Really all you need to do is follow one simple rule: barely pay attention and jump to conclusions. So, here are some headlines today and my first thoughts:
White House now has automatic locking system on front doors
For fun, nobody tell Biden.
Officials: Fence jumper made it into East Room of White House
Meaning he got closer to the Oval Office than Mitt Romney.
California Governor signs law banning old plastic bags
Luckily, Joan Rivers was buried before the ban took affect.
Michael Phelps arrested for DUI
Apparently, swimming isn’t the only thing he does like a fish.
USA Today: First weekend in 50 years America with no Saturday morning cartoons
Apparently, they haven’t watched FOX News, CNN and MSNBC.
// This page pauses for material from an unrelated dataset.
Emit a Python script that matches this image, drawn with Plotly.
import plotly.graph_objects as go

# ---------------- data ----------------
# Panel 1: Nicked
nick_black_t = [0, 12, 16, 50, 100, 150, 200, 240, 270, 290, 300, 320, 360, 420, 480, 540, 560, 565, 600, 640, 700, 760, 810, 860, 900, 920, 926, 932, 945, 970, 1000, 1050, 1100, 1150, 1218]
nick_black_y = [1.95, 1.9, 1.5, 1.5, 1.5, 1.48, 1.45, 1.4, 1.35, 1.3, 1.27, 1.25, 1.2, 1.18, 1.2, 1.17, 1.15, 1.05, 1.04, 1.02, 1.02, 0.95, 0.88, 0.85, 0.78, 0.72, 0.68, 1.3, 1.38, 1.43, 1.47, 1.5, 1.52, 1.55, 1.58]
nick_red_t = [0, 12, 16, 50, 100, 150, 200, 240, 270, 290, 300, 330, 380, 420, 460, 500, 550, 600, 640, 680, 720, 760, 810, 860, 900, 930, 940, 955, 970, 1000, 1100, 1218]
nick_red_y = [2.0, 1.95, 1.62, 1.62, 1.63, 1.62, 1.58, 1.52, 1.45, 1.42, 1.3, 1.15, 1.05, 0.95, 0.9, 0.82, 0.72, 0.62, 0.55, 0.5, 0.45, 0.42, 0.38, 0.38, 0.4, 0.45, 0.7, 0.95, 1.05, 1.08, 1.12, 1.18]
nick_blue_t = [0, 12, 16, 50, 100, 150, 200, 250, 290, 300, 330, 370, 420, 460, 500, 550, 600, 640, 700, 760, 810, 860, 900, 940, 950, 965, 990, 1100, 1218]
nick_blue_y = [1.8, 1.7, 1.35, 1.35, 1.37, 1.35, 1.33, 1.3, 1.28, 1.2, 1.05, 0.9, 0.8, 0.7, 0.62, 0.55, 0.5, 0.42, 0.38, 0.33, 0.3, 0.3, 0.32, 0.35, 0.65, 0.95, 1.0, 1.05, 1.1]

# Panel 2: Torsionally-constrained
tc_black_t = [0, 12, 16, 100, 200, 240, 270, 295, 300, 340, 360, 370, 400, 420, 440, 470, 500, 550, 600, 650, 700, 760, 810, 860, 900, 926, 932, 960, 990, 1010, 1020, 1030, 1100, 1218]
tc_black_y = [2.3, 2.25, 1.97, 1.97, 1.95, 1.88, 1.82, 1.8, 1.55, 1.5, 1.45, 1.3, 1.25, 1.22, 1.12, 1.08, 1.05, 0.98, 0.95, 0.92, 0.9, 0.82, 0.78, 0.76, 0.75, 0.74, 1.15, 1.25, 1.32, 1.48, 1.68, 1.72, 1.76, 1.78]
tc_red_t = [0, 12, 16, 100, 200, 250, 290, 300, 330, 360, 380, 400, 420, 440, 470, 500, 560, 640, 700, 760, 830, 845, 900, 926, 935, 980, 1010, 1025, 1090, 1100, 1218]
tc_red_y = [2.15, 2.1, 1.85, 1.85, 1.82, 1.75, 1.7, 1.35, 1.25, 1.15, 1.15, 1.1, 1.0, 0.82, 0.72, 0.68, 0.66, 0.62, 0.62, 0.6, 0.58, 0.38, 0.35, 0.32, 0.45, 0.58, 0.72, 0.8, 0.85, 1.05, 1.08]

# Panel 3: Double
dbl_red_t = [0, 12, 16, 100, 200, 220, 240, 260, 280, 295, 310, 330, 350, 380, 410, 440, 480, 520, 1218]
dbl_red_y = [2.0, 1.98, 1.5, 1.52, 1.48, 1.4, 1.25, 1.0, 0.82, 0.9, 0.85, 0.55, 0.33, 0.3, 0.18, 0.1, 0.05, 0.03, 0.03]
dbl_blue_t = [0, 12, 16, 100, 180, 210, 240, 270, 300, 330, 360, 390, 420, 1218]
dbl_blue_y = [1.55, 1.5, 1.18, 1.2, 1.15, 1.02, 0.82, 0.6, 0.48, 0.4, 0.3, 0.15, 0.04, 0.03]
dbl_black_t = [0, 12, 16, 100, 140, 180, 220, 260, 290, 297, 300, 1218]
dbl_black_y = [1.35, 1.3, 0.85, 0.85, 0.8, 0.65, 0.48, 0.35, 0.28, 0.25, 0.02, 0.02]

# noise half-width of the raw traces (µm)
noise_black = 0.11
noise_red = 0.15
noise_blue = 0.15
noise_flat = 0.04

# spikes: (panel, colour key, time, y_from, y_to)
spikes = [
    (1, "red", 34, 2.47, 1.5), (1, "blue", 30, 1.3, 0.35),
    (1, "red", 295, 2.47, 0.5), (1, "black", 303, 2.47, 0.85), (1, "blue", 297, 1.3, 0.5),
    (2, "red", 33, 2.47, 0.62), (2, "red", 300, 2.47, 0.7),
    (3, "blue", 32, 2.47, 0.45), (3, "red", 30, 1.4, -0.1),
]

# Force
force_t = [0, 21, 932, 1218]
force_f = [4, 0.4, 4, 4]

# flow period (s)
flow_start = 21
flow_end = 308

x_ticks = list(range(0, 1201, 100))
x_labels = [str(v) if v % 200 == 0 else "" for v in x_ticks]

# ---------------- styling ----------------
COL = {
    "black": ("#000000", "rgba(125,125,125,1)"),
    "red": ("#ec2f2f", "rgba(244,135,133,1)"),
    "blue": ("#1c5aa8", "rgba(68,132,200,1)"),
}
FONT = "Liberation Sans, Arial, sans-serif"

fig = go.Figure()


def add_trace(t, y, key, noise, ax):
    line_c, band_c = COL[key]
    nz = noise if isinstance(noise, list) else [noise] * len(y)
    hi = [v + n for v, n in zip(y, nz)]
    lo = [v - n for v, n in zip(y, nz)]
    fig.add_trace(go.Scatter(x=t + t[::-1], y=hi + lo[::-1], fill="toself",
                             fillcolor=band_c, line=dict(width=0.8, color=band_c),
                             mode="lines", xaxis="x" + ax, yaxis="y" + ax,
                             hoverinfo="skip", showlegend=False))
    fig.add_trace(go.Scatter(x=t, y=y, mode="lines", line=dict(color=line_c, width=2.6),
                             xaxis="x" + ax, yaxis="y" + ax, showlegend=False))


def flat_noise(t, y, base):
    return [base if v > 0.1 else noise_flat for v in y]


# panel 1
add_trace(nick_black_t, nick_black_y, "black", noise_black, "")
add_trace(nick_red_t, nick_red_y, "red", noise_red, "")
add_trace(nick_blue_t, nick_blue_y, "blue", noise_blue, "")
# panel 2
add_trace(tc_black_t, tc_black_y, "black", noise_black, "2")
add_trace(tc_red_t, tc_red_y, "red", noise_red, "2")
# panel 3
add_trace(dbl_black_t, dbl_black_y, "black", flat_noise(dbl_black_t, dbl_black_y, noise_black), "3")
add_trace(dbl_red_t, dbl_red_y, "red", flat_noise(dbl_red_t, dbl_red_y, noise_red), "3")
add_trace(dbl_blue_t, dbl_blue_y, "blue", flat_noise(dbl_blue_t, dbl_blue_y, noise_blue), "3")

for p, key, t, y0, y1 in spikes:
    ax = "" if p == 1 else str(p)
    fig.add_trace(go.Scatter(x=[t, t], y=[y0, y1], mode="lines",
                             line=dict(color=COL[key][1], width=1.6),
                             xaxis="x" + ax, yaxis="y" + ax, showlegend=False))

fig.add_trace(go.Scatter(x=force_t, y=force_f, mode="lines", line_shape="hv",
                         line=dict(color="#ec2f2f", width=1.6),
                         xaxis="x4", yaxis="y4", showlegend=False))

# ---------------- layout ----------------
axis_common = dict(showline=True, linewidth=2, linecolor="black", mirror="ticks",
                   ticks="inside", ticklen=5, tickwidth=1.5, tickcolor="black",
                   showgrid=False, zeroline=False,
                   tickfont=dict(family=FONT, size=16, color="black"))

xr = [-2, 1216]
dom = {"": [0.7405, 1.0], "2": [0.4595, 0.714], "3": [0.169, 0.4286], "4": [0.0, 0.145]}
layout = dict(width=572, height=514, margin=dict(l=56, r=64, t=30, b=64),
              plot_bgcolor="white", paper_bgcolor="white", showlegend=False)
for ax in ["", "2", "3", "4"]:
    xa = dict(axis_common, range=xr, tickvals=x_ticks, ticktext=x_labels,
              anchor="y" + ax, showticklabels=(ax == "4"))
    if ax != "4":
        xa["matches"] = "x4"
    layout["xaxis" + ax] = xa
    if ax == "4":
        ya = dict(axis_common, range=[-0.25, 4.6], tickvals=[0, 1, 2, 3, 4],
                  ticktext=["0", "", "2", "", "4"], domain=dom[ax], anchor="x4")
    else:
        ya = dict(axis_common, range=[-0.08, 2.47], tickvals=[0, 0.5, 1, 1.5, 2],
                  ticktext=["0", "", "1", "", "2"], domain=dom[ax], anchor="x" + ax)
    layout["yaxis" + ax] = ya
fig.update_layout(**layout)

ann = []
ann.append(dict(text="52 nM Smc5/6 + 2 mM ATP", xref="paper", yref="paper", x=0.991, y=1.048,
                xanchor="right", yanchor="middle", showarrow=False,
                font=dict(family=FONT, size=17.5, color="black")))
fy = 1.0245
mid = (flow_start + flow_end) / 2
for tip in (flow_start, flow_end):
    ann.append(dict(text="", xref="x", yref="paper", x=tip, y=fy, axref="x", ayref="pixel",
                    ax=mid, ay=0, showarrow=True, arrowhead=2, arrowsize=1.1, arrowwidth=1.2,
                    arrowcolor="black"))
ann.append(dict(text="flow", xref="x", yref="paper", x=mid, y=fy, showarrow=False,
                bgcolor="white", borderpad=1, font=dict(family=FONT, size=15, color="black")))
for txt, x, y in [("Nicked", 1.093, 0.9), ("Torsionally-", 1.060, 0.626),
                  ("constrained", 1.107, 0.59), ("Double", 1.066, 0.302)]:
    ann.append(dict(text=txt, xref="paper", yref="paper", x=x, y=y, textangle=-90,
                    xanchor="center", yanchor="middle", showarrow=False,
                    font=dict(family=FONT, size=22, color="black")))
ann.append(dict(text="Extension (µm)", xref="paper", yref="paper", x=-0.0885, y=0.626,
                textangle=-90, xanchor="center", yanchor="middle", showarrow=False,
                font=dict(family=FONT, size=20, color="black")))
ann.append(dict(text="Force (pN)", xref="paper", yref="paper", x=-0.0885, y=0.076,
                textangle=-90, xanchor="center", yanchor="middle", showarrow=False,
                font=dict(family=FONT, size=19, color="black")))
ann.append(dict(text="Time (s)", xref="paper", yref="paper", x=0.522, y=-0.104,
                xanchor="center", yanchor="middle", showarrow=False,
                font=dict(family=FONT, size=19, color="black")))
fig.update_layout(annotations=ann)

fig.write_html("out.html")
Kim Kardashian shows her famous butt
As opposed to her famous ass… Kanye.
Watch protesters tear down a massive Lenin statue in Ukraine
Calm down Beatle fans, that’s Lenin not Lennon.
Former Haitian Dictator ‘Baby Doc’ dies
Condolences were sent by Baby Sleepy, Baby Dopey, Baby Bashful, Baby Grumpy, Baby Sneezy and Baby Happy.
Brad and Angelina miss Clooney wedding
Sadly, the only people that will babysit that many kids on short notice is Boko Haram.
Jennifer Lopez hit by drunk driver, uploads selfie to express anguish
Thank god for her rear bumpers.
Clintons “so happy” about granddaughter Charlotte
With a name like ‘Charlotte’ looks like they think North Carolina’s in play in 2016.
FOX News applauds W. for his handling of Iraq
Good thing Jeffrey Dahmer’s dead, or they’d be praising his use of paprika.